### DATASET CONTENT
"""
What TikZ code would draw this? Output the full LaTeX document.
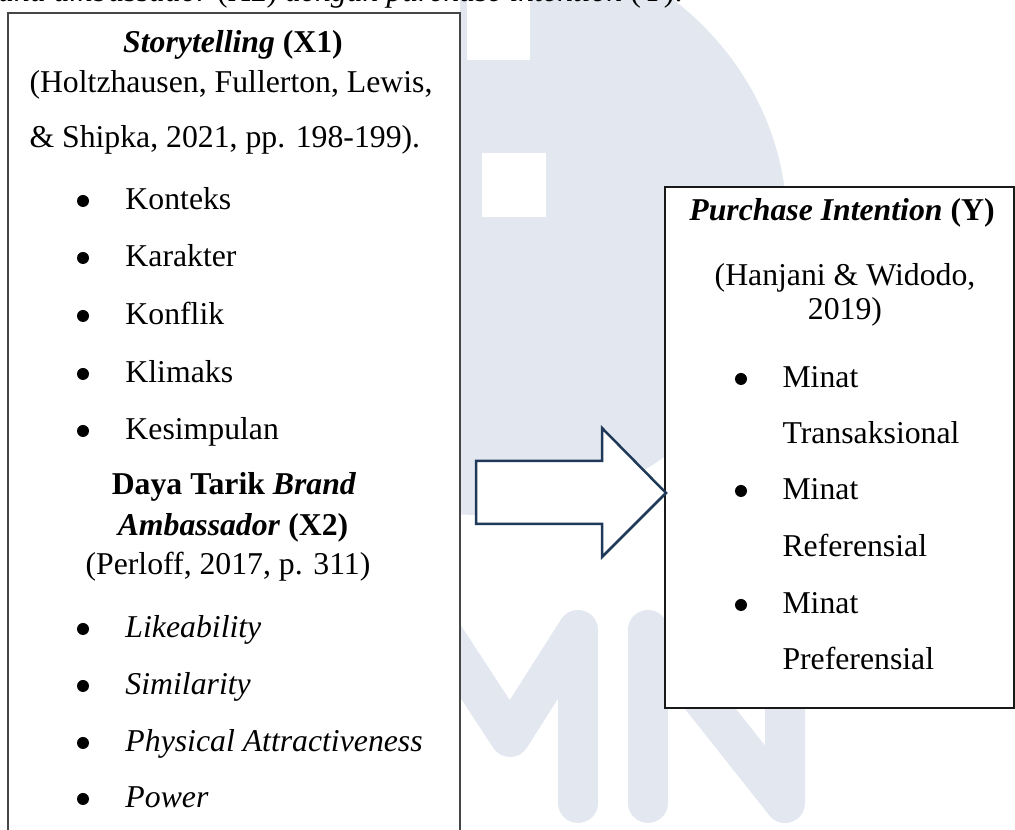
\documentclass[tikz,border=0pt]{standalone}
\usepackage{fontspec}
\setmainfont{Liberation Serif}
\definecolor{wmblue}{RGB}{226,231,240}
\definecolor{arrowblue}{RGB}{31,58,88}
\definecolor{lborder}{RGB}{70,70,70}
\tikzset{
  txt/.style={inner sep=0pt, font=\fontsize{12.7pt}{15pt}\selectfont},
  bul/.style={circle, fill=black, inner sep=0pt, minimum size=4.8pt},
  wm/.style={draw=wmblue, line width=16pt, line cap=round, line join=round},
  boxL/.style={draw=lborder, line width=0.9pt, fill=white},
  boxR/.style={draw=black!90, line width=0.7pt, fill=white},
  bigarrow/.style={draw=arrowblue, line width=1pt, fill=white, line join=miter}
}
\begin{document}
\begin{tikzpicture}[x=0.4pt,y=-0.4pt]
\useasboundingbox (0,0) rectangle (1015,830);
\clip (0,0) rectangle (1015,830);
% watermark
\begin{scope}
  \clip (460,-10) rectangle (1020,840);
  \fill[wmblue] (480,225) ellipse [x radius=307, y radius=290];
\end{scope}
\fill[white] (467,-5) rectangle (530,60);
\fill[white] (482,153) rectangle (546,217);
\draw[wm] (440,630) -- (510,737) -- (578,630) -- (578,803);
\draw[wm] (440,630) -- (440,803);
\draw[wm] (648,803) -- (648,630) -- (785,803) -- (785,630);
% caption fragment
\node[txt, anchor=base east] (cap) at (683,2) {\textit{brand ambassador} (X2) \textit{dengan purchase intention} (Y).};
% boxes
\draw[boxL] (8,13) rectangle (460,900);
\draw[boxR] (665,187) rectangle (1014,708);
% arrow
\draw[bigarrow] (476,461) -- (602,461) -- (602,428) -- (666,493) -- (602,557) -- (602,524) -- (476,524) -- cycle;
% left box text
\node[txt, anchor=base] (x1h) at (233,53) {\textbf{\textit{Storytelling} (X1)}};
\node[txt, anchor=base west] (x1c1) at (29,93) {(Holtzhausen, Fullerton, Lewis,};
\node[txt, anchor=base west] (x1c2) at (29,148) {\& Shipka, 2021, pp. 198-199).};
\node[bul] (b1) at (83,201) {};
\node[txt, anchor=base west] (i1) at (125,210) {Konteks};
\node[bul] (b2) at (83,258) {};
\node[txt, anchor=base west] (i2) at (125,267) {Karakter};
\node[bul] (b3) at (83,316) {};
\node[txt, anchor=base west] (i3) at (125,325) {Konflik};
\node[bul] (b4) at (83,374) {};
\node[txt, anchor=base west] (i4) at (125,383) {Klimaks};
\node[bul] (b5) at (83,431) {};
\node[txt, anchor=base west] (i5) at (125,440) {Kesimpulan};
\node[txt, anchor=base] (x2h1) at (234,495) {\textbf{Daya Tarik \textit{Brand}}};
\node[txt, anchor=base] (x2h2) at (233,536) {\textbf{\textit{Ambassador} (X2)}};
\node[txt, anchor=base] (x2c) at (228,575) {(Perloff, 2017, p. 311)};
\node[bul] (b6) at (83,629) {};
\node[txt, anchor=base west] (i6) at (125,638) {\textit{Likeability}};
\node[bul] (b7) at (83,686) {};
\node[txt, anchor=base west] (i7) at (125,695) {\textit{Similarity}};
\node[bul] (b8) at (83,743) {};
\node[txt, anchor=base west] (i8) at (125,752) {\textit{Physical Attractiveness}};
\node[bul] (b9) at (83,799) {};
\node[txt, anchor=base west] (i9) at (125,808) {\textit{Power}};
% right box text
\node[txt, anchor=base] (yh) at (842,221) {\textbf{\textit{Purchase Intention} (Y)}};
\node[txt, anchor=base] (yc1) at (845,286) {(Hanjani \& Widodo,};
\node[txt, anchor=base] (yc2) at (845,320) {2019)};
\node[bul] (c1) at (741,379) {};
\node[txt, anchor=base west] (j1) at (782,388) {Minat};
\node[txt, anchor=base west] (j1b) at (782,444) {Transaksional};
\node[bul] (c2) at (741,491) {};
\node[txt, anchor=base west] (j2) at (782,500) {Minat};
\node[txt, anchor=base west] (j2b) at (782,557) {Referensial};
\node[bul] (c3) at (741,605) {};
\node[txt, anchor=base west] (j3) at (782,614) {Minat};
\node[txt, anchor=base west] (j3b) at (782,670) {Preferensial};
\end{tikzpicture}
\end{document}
"""
Go through the listing above and write it all out exactly, leaving out any picture.

What TikZ code would draw this? Output the full LaTeX document.
\documentclass[tikz,border=0pt]{standalone}
\usepackage{fontspec}
\setmainfont{Liberation Serif}
\definecolor{wmblue}{RGB}{226,231,240}
\definecolor{arrowblue}{RGB}{31,58,88}
\definecolor{lborder}{RGB}{70,70,70}
\tikzset{
  txt/.style={inner sep=0pt, font=\fontsize{12.7pt}{15pt}\selectfont},
  bul/.style={circle, fill=black, inner sep=0pt, minimum size=4.8pt},
  wm/.style={draw=wmblue, line width=16pt, line cap=round, line join=round},
  boxL/.style={draw=lborder, line width=0.9pt, fill=white},
  boxR/.style={draw=black!90, line width=0.7pt, fill=white},
  bigarrow/.style={draw=arrowblue, line width=1pt, fill=white, line join=miter}
}
\begin{document}
\begin{tikzpicture}[x=0.4pt,y=-0.4pt]
\useasboundingbox (0,0) rectangle (1015,830);
\clip (0,0) rectangle (1015,830);
% watermark
\begin{scope}
  \clip (460,-10) rectangle (1020,840);
  \fill[wmblue] (480,225) ellipse [x radius=307, y radius=290];
\end{scope}
\fill[white] (467,-5) rectangle (530,60);
\fill[white] (482,153) rectangle (546,217);
\draw[wm] (440,630) -- (510,737) -- (578,630) -- (578,803);
\draw[wm] (440,630) -- (440,803);
\draw[wm] (648,803) -- (648,630) -- (785,803) -- (785,630);
% caption fragment
\node[txt, anchor=base east] (cap) at (683,2) {\textit{brand ambassador} (X2) \textit{dengan purchase intention} (Y).};
% boxes
\draw[boxL] (8,13) rectangle (460,900);
\draw[boxR] (665,187) rectangle (1014,708);
% arrow
\draw[bigarrow] (476,461) -- (602,461) -- (602,428) -- (666,493) -- (602,557) -- (602,524) -- (476,524) -- cycle;
% left box text
\node[txt, anchor=base] (x1h) at (233,53) {\textbf{\textit{Storytelling} (X1)}};
\node[txt, anchor=base west] (x1c1) at (29,93) {(Holtzhausen, Fullerton, Lewis,};
\node[txt, anchor=base west] (x1c2) at (29,148) {\& Shipka, 2021, pp. 198-199).};
\node[bul] (b1) at (83,201) {};
\node[txt, anchor=base west] (i1) at (125,210) {Konteks};
\node[bul] (b2) at (83,258) {};
\node[txt, anchor=base west] (i2) at (125,267) {Karakter};
\node[bul] (b3) at (83,316) {};
\node[txt, anchor=base west] (i3) at (125,325) {Konflik};
\node[bul] (b4) at (83,374) {};
\node[txt, anchor=base west] (i4) at (125,383) {Klimaks};
\node[bul] (b5) at (83,431) {};
\node[txt, anchor=base west] (i5) at (125,440) {Kesimpulan};
\node[txt, anchor=base] (x2h1) at (234,495) {\textbf{Daya Tarik \textit{Brand}}};
\node[txt, anchor=base] (x2h2) at (233,536) {\textbf{\textit{Ambassador} (X2)}};
\node[txt, anchor=base] (x2c) at (228,575) {(Perloff, 2017, p. 311)};
\node[bul] (b6) at (83,629) {};
\node[txt, anchor=base west] (i6) at (125,638) {\textit{Likeability}};
\node[bul] (b7) at (83,686) {};
\node[txt, anchor=base west] (i7) at (125,695) {\textit{Similarity}};
\node[bul] (b8) at (83,743) {};
\node[txt, anchor=base west] (i8) at (125,752) {\textit{Physical Attractiveness}};
\node[bul] (b9) at (83,799) {};
\node[txt, anchor=base west] (i9) at (125,808) {\textit{Power}};
% right box text
\node[txt, anchor=base] (yh) at (842,221) {\textbf{\textit{Purchase Intention} (Y)}};
\node[txt, anchor=base] (yc1) at (845,286) {(Hanjani \& Widodo,};
\node[txt, anchor=base] (yc2) at (845,320) {2019)};
\node[bul] (c1) at (741,379) {};
\node[txt, anchor=base west] (j1) at (782,388) {Minat};
\node[txt, anchor=base west] (j1b) at (782,444) {Transaksional};
\node[bul] (c2) at (741,491) {};
\node[txt, anchor=base west] (j2) at (782,500) {Minat};
\node[txt, anchor=base west] (j2b) at (782,557) {Referensial};
\node[bul] (c3) at (741,605) {};
\node[txt, anchor=base west] (j3) at (782,614) {Minat};
\node[txt, anchor=base west] (j3b) at (782,670) {Preferensial};
\end{tikzpicture}
\end{document}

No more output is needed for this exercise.